◆ What you are asked to do ◆
Return each line of the data below verbatim; pictures are to be left out.

*** Provided entries ***

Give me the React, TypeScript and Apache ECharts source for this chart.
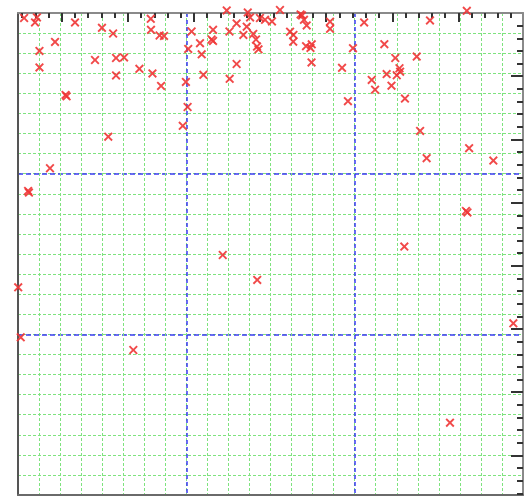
import React, { useEffect, useRef } from "react";
import * as echarts from "echarts";

// point coordinates (data units; grid cell = 1, major cell = 8)
const xs = [
  0.29, 0.9, 0.81, 2.71, 3.99, 4.52, 1.76, 1.02, 1.02, 3.66, 4.66, 5.04, 4.66, 5.77, 6.39, 6.8,
  2.26, 2.31, 6.31, 6.32, 6.73, 6.94, 9.92, 10.92, 11.03, 11.5, 11.74, 12.07, 12.45, 13.43, 13.5,
  13.59, 13.72, 14.83, 14.83, 10.39, 10.87, 10.05, 9.27, 8.25, 11.18, 11.31, 10.71, 9.2, 9.27,
  8.65, 11.36, 11.43, 8.09, 8.73, 12.93, 13.09, 13.08, 13.69, 13.9, 13.96, 13.95, 10.39, 15.4,
  8.81, 10.06, 7.98, 8.06, 15.68, 15.92, 16.45, 19.58, 21.33, 17.41, 17.93, 18.95, 18.13, 18.16,
  18.0, 17.52, 16.81, 16.97, 17.75, 18.39, 19.11, 7.83, 4.29, 1.52, 0.48, 0.52, 9.73, 21.44,
  19.42, 22.59, 21.29, 21.36, 18.36, 0.01, 0.13, 5.48, 11.37, 23.54, 20.53,
];
const ys = [
  23.75, 23.78, 23.53, 23.53, 23.26, 22.98, 22.56, 22.11, 21.29, 21.66, 21.76, 21.79, 20.89, 21.22,
  20.99, 20.37, 19.92, 19.85, 23.71, 23.16, 22.88, 22.86, 24.13, 24.03, 23.78, 23.75, 23.66, 23.58,
  24.15, 23.93, 23.88, 23.66, 23.38, 23.57, 23.21, 23.48, 23.32, 23.08, 23.16, 23.08, 22.96, 22.68,
  22.91, 22.68, 22.61, 22.5, 22.33, 22.19, 22.21, 21.94, 23.07, 22.91, 22.57, 22.35, 22.26, 22.44,
  21.54, 21.46, 21.27, 20.92, 20.72, 20.57, 19.32, 19.61, 22.25, 23.53, 23.63, 24.11, 22.45, 21.76,
  21.83, 21.25, 21.08, 20.9, 20.96, 20.67, 20.18, 20.38, 19.74, 18.13, 18.38, 17.84, 16.27, 15.14,
  15.06, 11.95, 17.27, 16.77, 16.65, 14.14, 14.07, 12.37, 10.34, 7.85, 7.22, 10.71, 8.55, 3.6,
];

// tick positions on the top and right frames (their own units)
const topMajorTicks = [0, 5, 10, 15, 20, 25, 30];
const topMinorTicks = [
  -3, -2, -1, 1, 2, 3, 4, 6, 7, 8, 9, 11, 12, 13, 14, 16, 17, 18, 19, 21, 22, 23, 24, 26, 27, 28,
  29, 31, 32, 33, 34,
];
const rightMajorTicks = [5, 10, 15, 20, 25, 30, 35];
const rightMinorTicks = [
  1, 2, 3, 4, 6, 7, 8, 9, 11, 12, 13, 14, 16, 17, 18, 19, 21, 22, 23, 24, 26, 27, 28, 29, 31, 32,
  33, 34, 36, 37, 38,
];

const X_MIN = 0;
const X_MAX = 24;
const Y_MIN = 0;
const Y_MAX = 24;
const MINOR_STEP = 1;
const MAJOR_STEP = 8;

const CROSS =
  "path://M0,1.5L1.5,0L5,3.5L8.5,0L10,1.5L6.5,5L10,8.5L8.5,10L5,6.5L1.5,10L0,8.5L3.5,5Z";

export default function App() {
  const ref = useRef<HTMLDivElement>(null);

  useEffect(() => {
    if (!ref.current) return;
    const chart = echarts.init(ref.current, undefined, { renderer: "svg" });
    const green = { color: "#7ee37e", width: 1, type: [3, 2] as any };
    const hidden = { show: false };
    const noLine = { show: false, onZero: false };
    const rect = { left: 18, top: 13, right: 7, bottom: 3, containLabel: false };
    const tickStyle = { color: "#333", width: 2 };
    const option: any = {
      animation: false,
      backgroundColor: "#ffffff",
      grid: [rect, rect],
      xAxis: [
        {
          gridIndex: 0,
          type: "value",
          position: "bottom",
          min: X_MIN,
          max: X_MAX,
          interval: MINOR_STEP,
          axisLine: { show: true, onZero: false, lineStyle: { color: "#6a6a6a", width: 2 } },
          axisTick: hidden,
          axisLabel: hidden,
          splitLine: { show: true, showMinLine: false, showMaxLine: false, lineStyle: green },
        },
        {
          gridIndex: 0,
          type: "value",
          position: "top",
          min: -3.31,
          max: 34.89,
          axisLine: { show: true, onZero: false, lineStyle: { color: "#8a8a8a", width: 2 } },
          axisTick: { show: true, inside: true, length: 9, customValues: topMajorTicks, lineStyle: tickStyle },
          axisLabel: { show: false },
          splitLine: hidden,
        },
        {
          gridIndex: 1,
          type: "value",
          position: "bottom",
          min: X_MIN,
          max: X_MAX,
          interval: MAJOR_STEP,
          axisLine: noLine,
          axisTick: hidden,
          axisLabel: hidden,
          splitLine: {
            show: true,
            showMinLine: false,
            showMaxLine: false,
            lineStyle: { color: "#3b3bf2", width: 1.5, type: [4, 3] },
          },
        },
        {
          gridIndex: 1,
          type: "value",
          position: "top",
          min: -3.31,
          max: 34.89,
          axisLine: noLine,
          axisTick: { show: true, inside: true, length: 5, customValues: topMinorTicks, lineStyle: tickStyle },
          axisLabel: { show: false },
          splitLine: hidden,
        },
      ],
      yAxis: [
        {
          gridIndex: 0,
          type: "value",
          position: "left",
          min: Y_MIN,
          max: Y_MAX,
          interval: MINOR_STEP,
          axisLine: { show: true, onZero: false, lineStyle: { color: "#555", width: 2 } },
          axisTick: hidden,
          axisLabel: hidden,
          splitLine: { show: true, showMinLine: false, showMaxLine: false, lineStyle: green },
        },
        {
          gridIndex: 0,
          type: "value",
          position: "right",
          inverse: true,
          min: 0,
          max: 38.13,
          axisLine: { show: true, onZero: false, lineStyle: { color: "#8a8a8a", width: 2 } },
          axisTick: { show: true, inside: true, length: 12, customValues: rightMajorTicks, lineStyle: tickStyle },
          axisLabel: { show: false },
          splitLine: hidden,
        },
        {
          gridIndex: 1,
          type: "value",
          position: "left",
          min: Y_MIN,
          max: Y_MAX,
          interval: MAJOR_STEP,
          axisLine: noLine,
          axisTick: hidden,
          axisLabel: hidden,
          splitLine: {
            show: true,
            showMinLine: false,
            showMaxLine: false,
            lineStyle: { color: "#3b3bf2", width: 1.5, type: [5, 3] },
          },
        },
        {
          gridIndex: 1,
          type: "value",
          position: "right",
          inverse: true,
          min: 0,
          max: 38.13,
          axisLine: noLine,
          axisTick: { show: true, inside: true, length: 6, customValues: rightMinorTicks, lineStyle: tickStyle },
          axisLabel: { show: false },
          splitLine: hidden,
        },
      ],
      series: [
        {
          type: "scatter",
          xAxisIndex: 0,
          yAxisIndex: 0,
          clip: false,
          symbol: CROSS,
          symbolSize: 9,
          itemStyle: { color: "#ef3535", opacity: 0.9 },
          data: xs.map((x, i) => [x, ys[i]]),
          z: 5,
        },
      ],
    };
    chart.setOption(option);
    return () => chart.dispose();
  }, []);

  return (
    <div
      ref={ref}
      style={{ position: "fixed", left: 0, top: 0, width: 530, height: 498, background: "#fff" }}
    />
  );
}
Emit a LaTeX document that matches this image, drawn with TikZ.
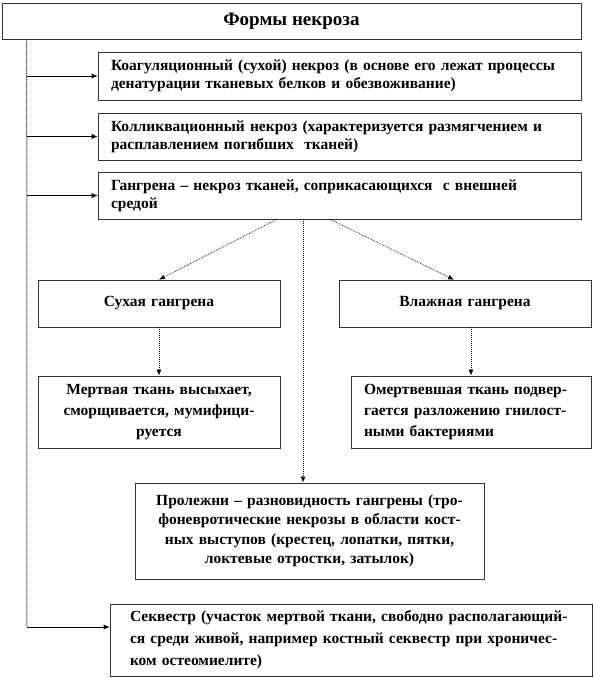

***

◆ Exercise result ◆
Give me the React, TypeScript and Apache ECharts source for this chart.
import React, { useEffect, useRef } from "react";
import * as echarts from "echarts";

// point coordinates (data units; grid cell = 1, major cell = 8)
const xs = [
  0.29, 0.9, 0.81, 2.71, 3.99, 4.52, 1.76, 1.02, 1.02, 3.66, 4.66, 5.04, 4.66, 5.77, 6.39, 6.8,
  2.26, 2.31, 6.31, 6.32, 6.73, 6.94, 9.92, 10.92, 11.03, 11.5, 11.74, 12.07, 12.45, 13.43, 13.5,
  13.59, 13.72, 14.83, 14.83, 10.39, 10.87, 10.05, 9.27, 8.25, 11.18, 11.31, 10.71, 9.2, 9.27,
  8.65, 11.36, 11.43, 8.09, 8.73, 12.93, 13.09, 13.08, 13.69, 13.9, 13.96, 13.95, 10.39, 15.4,
  8.81, 10.06, 7.98, 8.06, 15.68, 15.92, 16.45, 19.58, 21.33, 17.41, 17.93, 18.95, 18.13, 18.16,
  18.0, 17.52, 16.81, 16.97, 17.75, 18.39, 19.11, 7.83, 4.29, 1.52, 0.48, 0.52, 9.73, 21.44,
  19.42, 22.59, 21.29, 21.36, 18.36, 0.01, 0.13, 5.48, 11.37, 23.54, 20.53,
];
const ys = [
  23.75, 23.78, 23.53, 23.53, 23.26, 22.98, 22.56, 22.11, 21.29, 21.66, 21.76, 21.79, 20.89, 21.22,
  20.99, 20.37, 19.92, 19.85, 23.71, 23.16, 22.88, 22.86, 24.13, 24.03, 23.78, 23.75, 23.66, 23.58,
  24.15, 23.93, 23.88, 23.66, 23.38, 23.57, 23.21, 23.48, 23.32, 23.08, 23.16, 23.08, 22.96, 22.68,
  22.91, 22.68, 22.61, 22.5, 22.33, 22.19, 22.21, 21.94, 23.07, 22.91, 22.57, 22.35, 22.26, 22.44,
  21.54, 21.46, 21.27, 20.92, 20.72, 20.57, 19.32, 19.61, 22.25, 23.53, 23.63, 24.11, 22.45, 21.76,
  21.83, 21.25, 21.08, 20.9, 20.96, 20.67, 20.18, 20.38, 19.74, 18.13, 18.38, 17.84, 16.27, 15.14,
  15.06, 11.95, 17.27, 16.77, 16.65, 14.14, 14.07, 12.37, 10.34, 7.85, 7.22, 10.71, 8.55, 3.6,
];

// tick positions on the top and right frames (their own units)
const topMajorTicks = [0, 5, 10, 15, 20, 25, 30];
const topMinorTicks = [
  -3, -2, -1, 1, 2, 3, 4, 6, 7, 8, 9, 11, 12, 13, 14, 16, 17, 18, 19, 21, 22, 23, 24, 26, 27, 28,
  29, 31, 32, 33, 34,
];
const rightMajorTicks = [5, 10, 15, 20, 25, 30, 35];
const rightMinorTicks = [
  1, 2, 3, 4, 6, 7, 8, 9, 11, 12, 13, 14, 16, 17, 18, 19, 21, 22, 23, 24, 26, 27, 28, 29, 31, 32,
  33, 34, 36, 37, 38,
];

const X_MIN = 0;
const X_MAX = 24;
const Y_MIN = 0;
const Y_MAX = 24;
const MINOR_STEP = 1;
const MAJOR_STEP = 8;

const CROSS =
  "path://M0,1.5L1.5,0L5,3.5L8.5,0L10,1.5L6.5,5L10,8.5L8.5,10L5,6.5L1.5,10L0,8.5L3.5,5Z";

export default function App() {
  const ref = useRef<HTMLDivElement>(null);

  useEffect(() => {
    if (!ref.current) return;
    const chart = echarts.init(ref.current, undefined, { renderer: "svg" });
    const green = { color: "#7ee37e", width: 1, type: [3, 2] as any };
    const hidden = { show: false };
    const noLine = { show: false, onZero: false };
    const rect = { left: 18, top: 13, right: 7, bottom: 3, containLabel: false };
    const tickStyle = { color: "#333", width: 2 };
    const option: any = {
      animation: false,
      backgroundColor: "#ffffff",
      grid: [rect, rect],
      xAxis: [
        {
          gridIndex: 0,
          type: "value",
          position: "bottom",
          min: X_MIN,
          max: X_MAX,
          interval: MINOR_STEP,
          axisLine: { show: true, onZero: false, lineStyle: { color: "#6a6a6a", width: 2 } },
          axisTick: hidden,
          axisLabel: hidden,
          splitLine: { show: true, showMinLine: false, showMaxLine: false, lineStyle: green },
        },
        {
          gridIndex: 0,
          type: "value",
          position: "top",
          min: -3.31,
          max: 34.89,
          axisLine: { show: true, onZero: false, lineStyle: { color: "#8a8a8a", width: 2 } },
          axisTick: { show: true, inside: true, length: 9, customValues: topMajorTicks, lineStyle: tickStyle },
          axisLabel: { show: false },
          splitLine: hidden,
        },
        {
          gridIndex: 1,
          type: "value",
          position: "bottom",
          min: X_MIN,
          max: X_MAX,
          interval: MAJOR_STEP,
          axisLine: noLine,
          axisTick: hidden,
          axisLabel: hidden,
          splitLine: {
            show: true,
            showMinLine: false,
            showMaxLine: false,
            lineStyle: { color: "#3b3bf2", width: 1.5, type: [4, 3] },
          },
        },
        {
          gridIndex: 1,
          type: "value",
          position: "top",
          min: -3.31,
          max: 34.89,
          axisLine: noLine,
          axisTick: { show: true, inside: true, length: 5, customValues: topMinorTicks, lineStyle: tickStyle },
          axisLabel: { show: false },
          splitLine: hidden,
        },
      ],
      yAxis: [
        {
          gridIndex: 0,
          type: "value",
          position: "left",
          min: Y_MIN,
          max: Y_MAX,
          interval: MINOR_STEP,
          axisLine: { show: true, onZero: false, lineStyle: { color: "#555", width: 2 } },
          axisTick: hidden,
          axisLabel: hidden,
          splitLine: { show: true, showMinLine: false, showMaxLine: false, lineStyle: green },
        },
        {
          gridIndex: 0,
          type: "value",
          position: "right",
          inverse: true,
          min: 0,
          max: 38.13,
          axisLine: { show: true, onZero: false, lineStyle: { color: "#8a8a8a", width: 2 } },
          axisTick: { show: true, inside: true, length: 12, customValues: rightMajorTicks, lineStyle: tickStyle },
          axisLabel: { show: false },
          splitLine: hidden,
        },
        {
          gridIndex: 1,
          type: "value",
          position: "left",
          min: Y_MIN,
          max: Y_MAX,
          interval: MAJOR_STEP,
          axisLine: noLine,
          axisTick: hidden,
          axisLabel: hidden,
          splitLine: {
            show: true,
            showMinLine: false,
            showMaxLine: false,
            lineStyle: { color: "#3b3bf2", width: 1.5, type: [5, 3] },
          },
        },
        {
          gridIndex: 1,
          type: "value",
          position: "right",
          inverse: true,
          min: 0,
          max: 38.13,
          axisLine: noLine,
          axisTick: { show: true, inside: true, length: 6, customValues: rightMinorTicks, lineStyle: tickStyle },
          axisLabel: { show: false },
          splitLine: hidden,
        },
      ],
      series: [
        {
          type: "scatter",
          xAxisIndex: 0,
          yAxisIndex: 0,
          clip: false,
          symbol: CROSS,
          symbolSize: 9,
          itemStyle: { color: "#ef3535", opacity: 0.9 },
          data: xs.map((x, i) => [x, ys[i]]),
          z: 5,
        },
      ],
    };
    chart.setOption(option);
    return () => chart.dispose();
  }, []);

  return (
    <div
      ref={ref}
      style={{ position: "fixed", left: 0, top: 0, width: 530, height: 498, background: "#fff" }}
    />
  );
}
Emit a LaTeX document that matches this image, drawn with TikZ.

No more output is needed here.